Yes, I also made an early Simon and Garfunkel association!

Momus (Momus), Monday, 28 March 2005 07:17 (twenty years ago)

speaking of simon and garfunkel, does anyone think the books grabbed their name from "Bookends" as an inspiration? It does have some pretty interesting production work for a folk album, plus the track of only old people talking. I dunno, just some thought for food.

jmeister (jmeister), Monday, 28 March 2005 07:56 (twenty years ago)

oh, almost forgot. As for the album I think it lacks the best qualities the first albums had. They arent quirky at all anymore and i always thought that the different sound bytes playing off of each other sort of in opposition was the best part of the books. with this album it seems like they just strung the samples together and added their own vocals this time out.

The first track is pretty interesting though, it reminds me of Neu's Lieber Honig. Or the end of side one, i'm not totally sure.

jmeister (jmeister), Monday, 28 March 2005 08:01 (twenty years ago)

it's pretty much a dud of a record, as samey and grey as the chaff of the genre, nowhere near the heights of "lemon of pink" which was beautiful and eerie and fascinating, except maybe for the aforementioned "animated description..." which sounds fucking amazing on my bass-boomy Koss PortaPros.

Sean M (Sean M), Monday, 28 March 2005 13:04 (twenty years ago)

eight years pass...

Guys... guys listen. This is the best album of the 00's for me. I'm a nerd for 'collage' and sampled music, The Books, Paavoharju and The Avalanches released three of my top 10 records of that decade and they all share the same sort of ADD approach at making music. But this album, we need to discuss it more over here! Like say, how can you not like a song like say 'Be Good to Them Always'!? The exploded cello! The insistent bounce of the basketball beat! All the voice samples and soundbites that seem mindless at first but they were carefully picked to evoke a strong emotion out of nowhere.
Please listen to this if you haven't already, let this album suck you in and get lost in its stories and carefully crafted textures and rhythms. It's a lifeform on its own. It captures humanity in a record. It laughs, it cries, it falls in love, it cares, it dreams, it gives up, it grows.

Moka, Thursday, 5 December 2013 09:19 (eleven years ago)

nine years pass...

revisiting this a ton lately, think it's probably their best record, quickly becoming one of my favorite albums ever honestly. idk how to explain this exactly but the magic of The Books is that they find all these moments that, unlike traditional sampling, were never really meant for mass consumption and are probably not remembered by anyone, but open up these little context-free windows into someone else's life through which you can make your own psychic connection. it brings life to the past in a way you don't really hear anywhere else.

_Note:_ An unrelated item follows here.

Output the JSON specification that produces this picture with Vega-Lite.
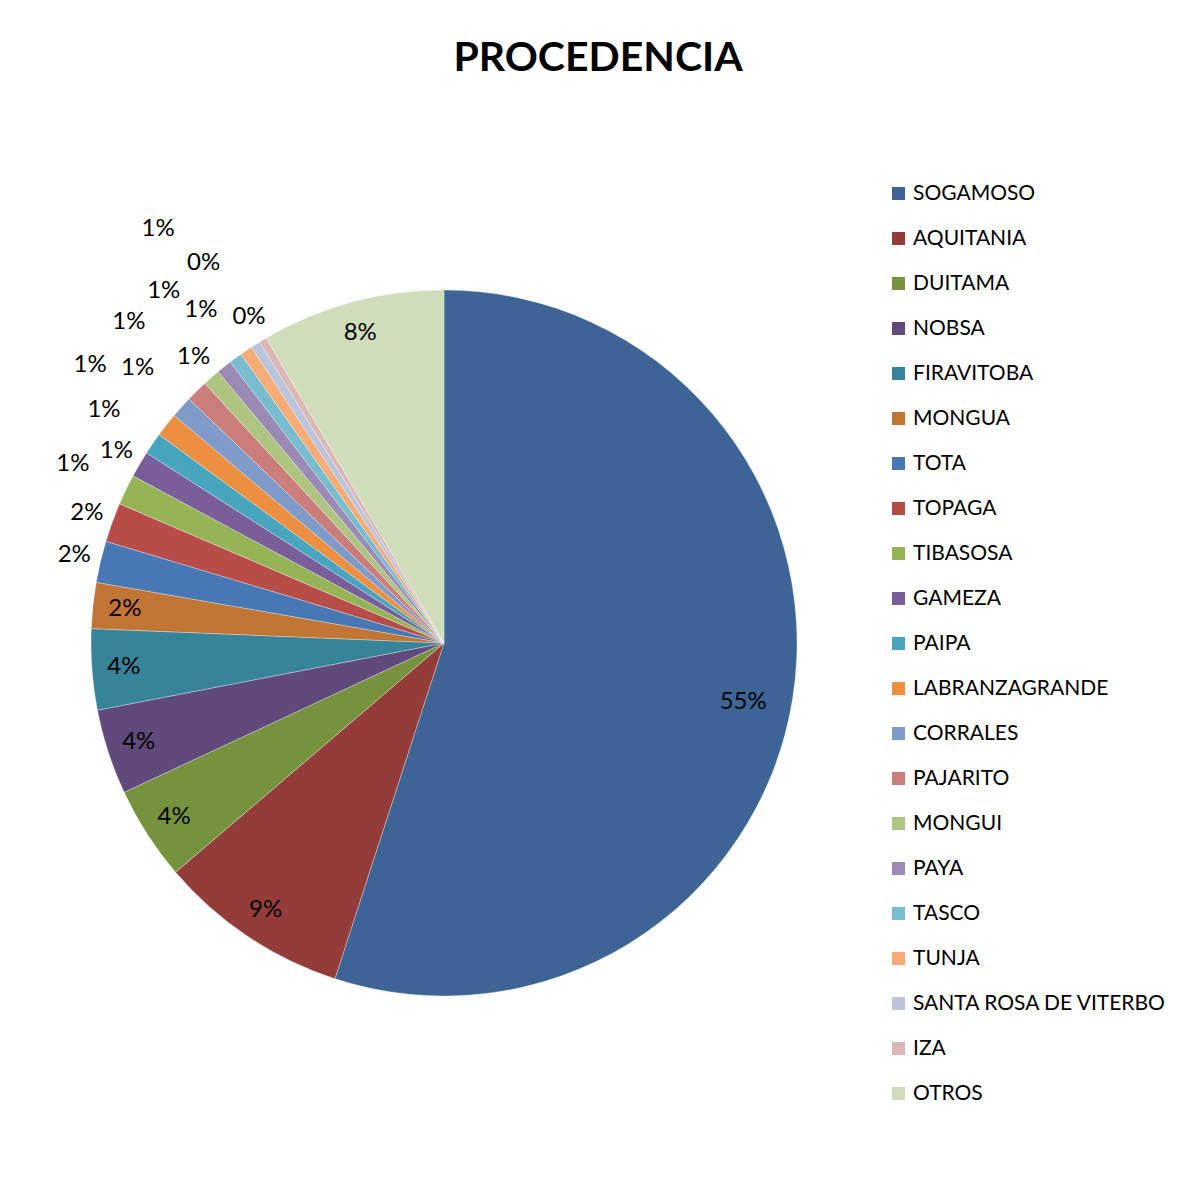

also just dig the cleverness of these guys - the end of "None but Shining Hours" has this skittering rhythm that almost sounds like it's tapped out on a table or something (it might just be from a really old record though); it doesn't quite repeat though. anyway on vinyl there's so much bass in this part that it actually causes the needle to skip, which I originally thought could be attributed to a bad pressing, but listening again I think this was totally intentional. I mean the record itself does end by slowly accumulating surface noise which I'm guessing they knew would come off a lot different if you actually bought the record.

frogbs, Tuesday, 22 August 2023 14:37 (two years ago)

seven months pass...

^ yes, or the mid-section (~2:25) of "An Animated Description of Mr. Maps" when the beat that was introduced at the outset matches up with the sampled description of Mr. Maps. Impossibly exciting for what it is.